▶ _The task_: Take every line from the first down to the line with "const yTicks = [0, 0.2, 0.4, 0.6, 0.8, 1];" and set it down exactly, without the pictures.

↓

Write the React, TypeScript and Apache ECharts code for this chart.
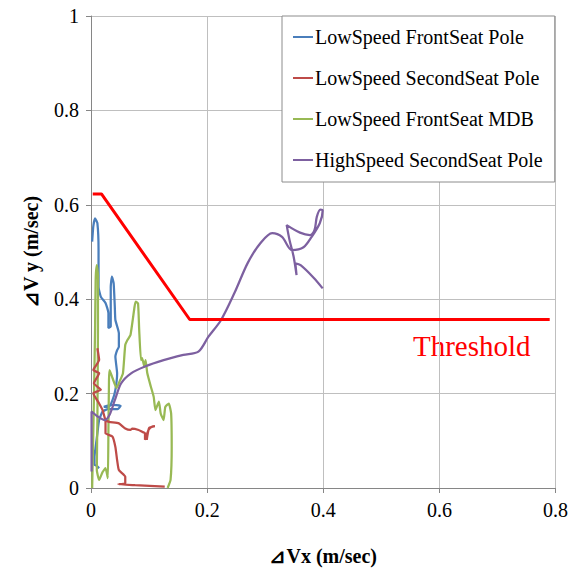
import React, { useEffect, useRef } from "react";
import * as echarts from "echarts";

const xTicks = [0, 0.2, 0.4, 0.6, 0.8];
const yTicks = [0, 0.2, 0.4, 0.6, 0.8, 1];

const seriesNames = [
  "LowSpeed FrontSeat Pole",
  "LowSpeed SecondSeat Pole",
  "LowSpeed FrontSeat MDB",
  "HighSpeed SecondSeat Pole",
];

const lowFrontPole: number[][] = [
  [0.002, 0.522], [0.004, 0.555], [0.007, 0.571], [0.011, 0.561], [0.013, 0.504],
  [0.013, 0.426], [0.017, 0.405], [0.025, 0.392], [0.030, 0.371], [0.030, 0.339],
  [0.034, 0.342], [0.034, 0.426], [0.036, 0.448], [0.039, 0.434], [0.041, 0.384],
  [0.042, 0.356], [0.048, 0.328], [0.048, 0.299], [0.045, 0.292], [0.042, 0.278],
  [0.045, 0.243], [0.042, 0.208], [0.037, 0.186], [0.031, 0.172], [0.022, 0.172],
  [0.036, 0.176], [0.051, 0.174], [0.046, 0.167], [0.029, 0.167], [0.020, 0.162],
  [0.014, 0.144], [0.011, 0.116], [0.008, 0.087], [0.006, 0.066], [0.006, 0.049],
  [0.010, 0.047], [0.014, 0.042],
];

const lowSecondPole: number[][] = [
  [0.011, 0.296], [0.014, 0.271], [0.004, 0.250], [0.014, 0.243], [0.005, 0.222],
  [0.017, 0.208], [0.004, 0.201], [0.014, 0.179], [0.020, 0.165], [0.025, 0.144],
  [0.031, 0.140], [0.048, 0.137], [0.059, 0.126], [0.068, 0.123], [0.071, 0.126],
  [0.082, 0.123], [0.088, 0.119], [0.093, 0.116], [0.093, 0.102], [0.099, 0.123],
  [0.105, 0.130], [0.110, 0.131], [0.100, 0.127], [0.096, 0.102], [0.100, 0.127],
  [0.110, 0.131], [0.105, 0.130], [0.099, 0.123], [0.093, 0.102], [0.093, 0.116],
  [0.088, 0.119], [0.082, 0.123], [0.071, 0.126], [0.068, 0.123], [0.059, 0.126],
  [0.048, 0.137], [0.031, 0.140], [0.025, 0.144], [0.025, 0.116], [0.037, 0.109],
  [0.042, 0.087], [0.045, 0.059], [0.048, 0.038], [0.059, 0.024], [0.059, 0.010],
  [0.047, 0.008], [0.076, 0.006], [0.127, 0.003],
];

const lowFrontMDB: number[][] = [
  [0.002, 0.0], [0.003, 0.059], [0.005, 0.186], [0.007, 0.335], [0.008, 0.441],
  [0.010, 0.472], [0.012, 0.451], [0.012, 0.335], [0.011, 0.144], [0.010, 0.038],
  [0.014, 0.017], [0.020, 0.034], [0.025, 0.042], [0.029, 0.021], [0.030, 0.123],
  [0.031, 0.229], [0.032, 0.250], [0.037, 0.233], [0.044, 0.212], [0.049, 0.225],
  [0.055, 0.243], [0.059, 0.303], [0.063, 0.314], [0.068, 0.324], [0.075, 0.384],
  [0.077, 0.395], [0.081, 0.391], [0.083, 0.335], [0.086, 0.271], [0.088, 0.275],
  [0.092, 0.257], [0.094, 0.271], [0.097, 0.243], [0.103, 0.215], [0.108, 0.193],
  [0.111, 0.165], [0.117, 0.183], [0.120, 0.158], [0.125, 0.144], [0.128, 0.172],
  [0.134, 0.179], [0.138, 0.158], [0.139, 0.087], [0.137, 0.017], [0.132, 0.0],
];

const highSecondPole: number[][] = [
  [0.001, 0.035], [0.001, 0.100], [0.001, 0.162], [0.012, 0.151], [0.024, 0.144],
  [0.032, 0.155], [0.041, 0.186], [0.052, 0.222], [0.069, 0.243], [0.092, 0.257],
  [0.125, 0.271], [0.159, 0.282], [0.185, 0.289], [0.202, 0.320], [0.224, 0.356],
  [0.247, 0.413], [0.270, 0.477], [0.292, 0.519], [0.312, 0.540], [0.329, 0.532],
  [0.346, 0.504], [0.366, 0.510], [0.380, 0.532], [0.394, 0.561], [0.399, 0.588],
  [0.395, 0.590], [0.389, 0.575], [0.385, 0.547], [0.377, 0.536], [0.360, 0.541],
  [0.337, 0.557], [0.342, 0.525], [0.349, 0.490], [0.354, 0.451], [0.352, 0.476],
  [0.361, 0.472], [0.383, 0.446], [0.399, 0.423],
];

const threshold: number[][] = [
  [0.003, 0.623], [0.018, 0.623], [0.17, 0.357], [0.79, 0.357],
];

const colors = ["#4a7ebb", "#be4b48", "#98b954", "#7d60a0"];
const zOrder = [3, 5, 4, 6];
const FONT = "Liberation Serif";

export default function App() {
  const ref = useRef<HTMLDivElement>(null);
  useEffect(() => {
    if (!ref.current) return;
    const chart = echarts.init(ref.current, null, { renderer: "svg" });
    const dataSets = [lowFrontPole, lowSecondPole, lowFrontMDB, highSecondPole];
    chart.setOption({
      animation: false,
      backgroundColor: "#ffffff",
      textStyle: { fontFamily: FONT },
      grid: { left: 91, right: 8, top: 16, bottom: 84 },
      legend: {
        data: seriesNames,
        orient: "vertical",
        left: 282,
        top: 16,
        width: 274,
        padding: [11, 12, 12, 11],
        itemGap: 21,
        itemWidth: 20,
        itemHeight: 2,
        icon: "rect",
        borderColor: "#8c8c8c",
        borderWidth: 1,
        backgroundColor: "#ffffff",
        textStyle: { fontFamily: FONT, fontSize: 20, color: "#000", padding: [0, 0, 0, -3] },
      },
      xAxis: {
        type: "value",
        min: xTicks[0],
        max: xTicks[xTicks.length - 1],
        interval: 0.2,
        name: "⊿Vx (m/sec)",
        nameLocation: "middle",
        nameGap: 58,
        nameTextStyle: { fontFamily: FONT, fontSize: 20, fontWeight: "bold", color: "#000" },
        axisLine: { show: true, lineStyle: { color: "#868686", width: 1 } },
        axisTick: { show: true, length: 5, lineStyle: { color: "#868686" } },
        axisLabel: { fontFamily: FONT, fontSize: 20, color: "#000", margin: 12 },
        splitLine: { show: true, lineStyle: { color: "#bfbfbf", width: 1 } },
      },
      yAxis: {
        type: "value",
        min: yTicks[0],
        max: yTicks[yTicks.length - 1],
        interval: 0.2,
        name: "⊿V y (m/sec)",
        nameLocation: "middle",
        nameGap: 50,
        nameTextStyle: { fontFamily: FONT, fontSize: 20, fontWeight: "bold", color: "#000" },
        axisLine: { show: true, lineStyle: { color: "#868686", width: 1 } },
        axisTick: { show: true, length: 5, lineStyle: { color: "#868686" } },
        axisLabel: { fontFamily: FONT, fontSize: 20, color: "#000", margin: 12 },
        splitLine: { show: true, lineStyle: { color: "#bfbfbf", width: 1 } },
      },
      series: [
        ...dataSets.map((d, i) => ({
          name: seriesNames[i],
          type: "line",
          data: d,
          showSymbol: false,
          smooth: i === 3 ? 0.3 : 0.15,
          color: colors[i],
          lineStyle: { color: colors[i], width: 2.25 },
          z: zOrder[i],
        })),
        {
          name: "Threshold",
          type: "line",
          data: threshold,
          showSymbol: false,
          color: "#ff0000",
          lineStyle: { color: "#ff0000", width: 3 },
          z: 10,
        },
      ],
      graphic: [
        {
          type: "text",
          left: 413,
          top: 331,
          style: { text: "Threshold", fill: "#ff0000", fontFamily: FONT, fontSize: 29 },
        },
      ],
    });
    return () => chart.dispose();
  }, []);
  return (
    <div
      ref={ref}
      style={{ position: "fixed", left: 0, top: 0, width: 571, height: 572 }}
    />
  );
}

↑

▶ _Task result_:
Write the React, TypeScript and Apache ECharts code for this chart.
import React, { useEffect, useRef } from "react";
import * as echarts from "echarts";

const xTicks = [0, 0.2, 0.4, 0.6, 0.8];
const yTicks = [0, 0.2, 0.4, 0.6, 0.8, 1];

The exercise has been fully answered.